The weather through the time the polls close will be good in most of the country. There is a little rain and wet snow falling across Wisconsin and easternmost Iowa into northern Illinois at this hour from a weak upper-level disturbance. Some of the rain will leak into Indiana and western Kentucky later this afternoon and early tonight, as well as portions of Tennessee, but none of it will be heavy. And by then, what little snow that will have fallen in Wisconsin will have ceased. There can also be a little rain in northwestern Washington. Aside from that, and, of course, the developing nor'easter, most of the country will have some pretty quiet weather.
Then there is, of course, the developing nor'easter. A couple of things can be pointed out that are of interest. One is the fact that it has already begun to clear in northern Florida, a sign that the low pressure area is already escaping out to the northeast side of the state. There can still be some instability showers around this afternoon, but the steadier rains are done. This is all a little faster than would have been suggested by the modeling yesterday.
Another important thing to note is that over the interior mid-Atlantic now, there's really not a strong surface high to overrun. High pressure over New England is in place, and that's where the best overrunning will be noticed tomorrow into Thursday. That may spare the mid-Atlantic region of most of the snow that will be tied to the storm when all is said and done.
And, lastly, is the simple fact that most of the computer guidance shifted the track of the storm farther east since this time yesterday. Does that mean the mid-Atlantic and New England are going to avoid the storm? Hardly. What it is likely to mean is areas from west of the Chesapeake up through the Susquehanna Valley will have limited effects from the storm, mainly clouds, but not much precipitation.
One of the more challenging aspects of the storm will be the rain vs. snow question from, say, northeastern Maryland and eastern Pennsylvania up into New England. If you look at it from a climatology standpoint, it is very, very hard to get it to snow along and especially east of the I-95 corridor this early in the season. The boundary layer temperatures are just flat out too warm. Water temperatures off the mid-Atlantic coast are in the mid- to upper 50s, so if there's any ocean component of the wind, that will raise the surface temperatures enough to make it really, really hard to get it to snow and even harder to get it to stick. I'm not saying it cannot happen, just that there's a lot to overcome to make it happen.

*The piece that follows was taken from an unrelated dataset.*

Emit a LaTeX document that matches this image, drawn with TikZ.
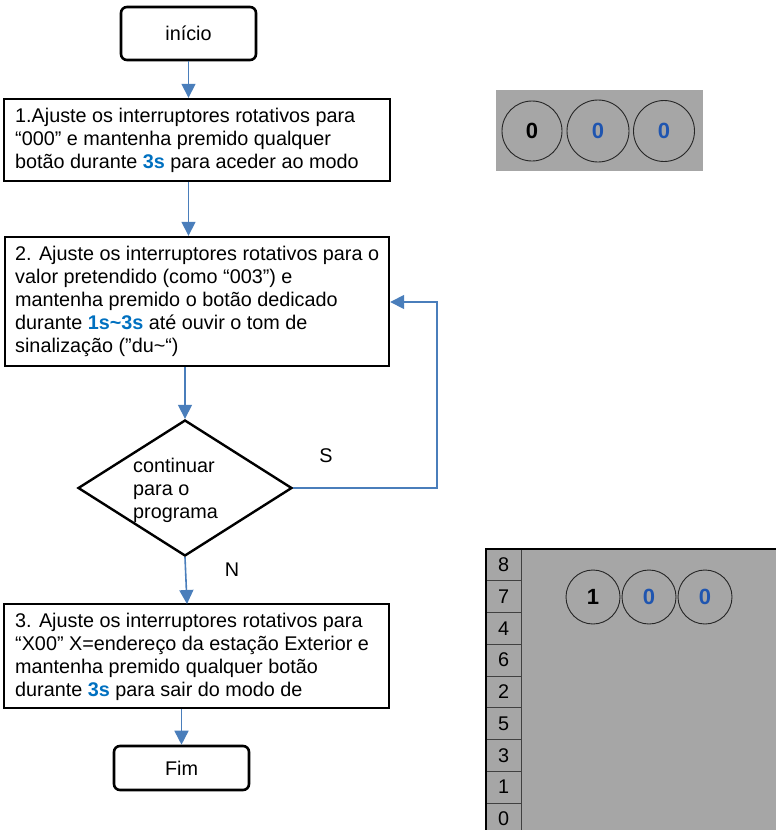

Farther inland, it is more plausible, especially with any increase in elevation. So that means areas from northwest of Philadelphia up into the Poconos and the northwest hills of New Jersey, then across the high terrain of the lower Hudson Valley into the northwest hills of Connecticut are at least in the discussion.
It should also be noted that the models have differing opinions as to how cold the lower part of the atmosphere will be tomorrow afternoon and tomorrow night into Thursday. If it is going to happen, the best chance of it happening is tomorrow night and early Thursday. After that, the storm will be weakening and drifting off to the east and northeast, and the cold will be fading.
What should not be lost in the discussion is the wind impact on the region. There can still be winds gusting to 50 and 60 mph up and down the mid-Atlantic coast and across most of Long Island. Across coastal southern New England, it won't be as windy. This will be enough to cause some scattered power outages in areas that have been able to regain power after Sandy.
The expected 2- to maybe 3-foot storm surge will also cause some coastal flooding tomorrow and tomorrow night, specifically along the coast of New Jersey. Without the protection of the dunes, that makes more areas susceptible to flooding.
Beyond the storm, things change dramatically. The record heat in the West is about to get erased by a deepening upper-level trough coming out of the Gulf of Alaska. Look at the latest NAM forecast for Friday evening:
Gone is the ridge; wiped out is the warmth. That's a very deep upper-level trough that will generate snow in the mountains throughout the West. And as the the trough migrates into the West, it will cause the trough in the East to lift out, to be replaced by upper-level ridging. Look at the Sunday evening GFS 500mb forecast:
And look at the contrast that is set up across the country Friday as a result of this change:
As low pressure charges out of the Rockies and into Nebraska and South Dakota Saturday, the contrasts will be even more striking:
As high pressure moves away from the East, some of that warmth in the Plains and Mississippi Valley will come not only into the Ohio and Tennessee valleys, but also the East. After a lengthy period with temperatures below normal in the eastern half of the country, especially from around the Great Lakes to the mid-Atlantic states, that will be a welcome change!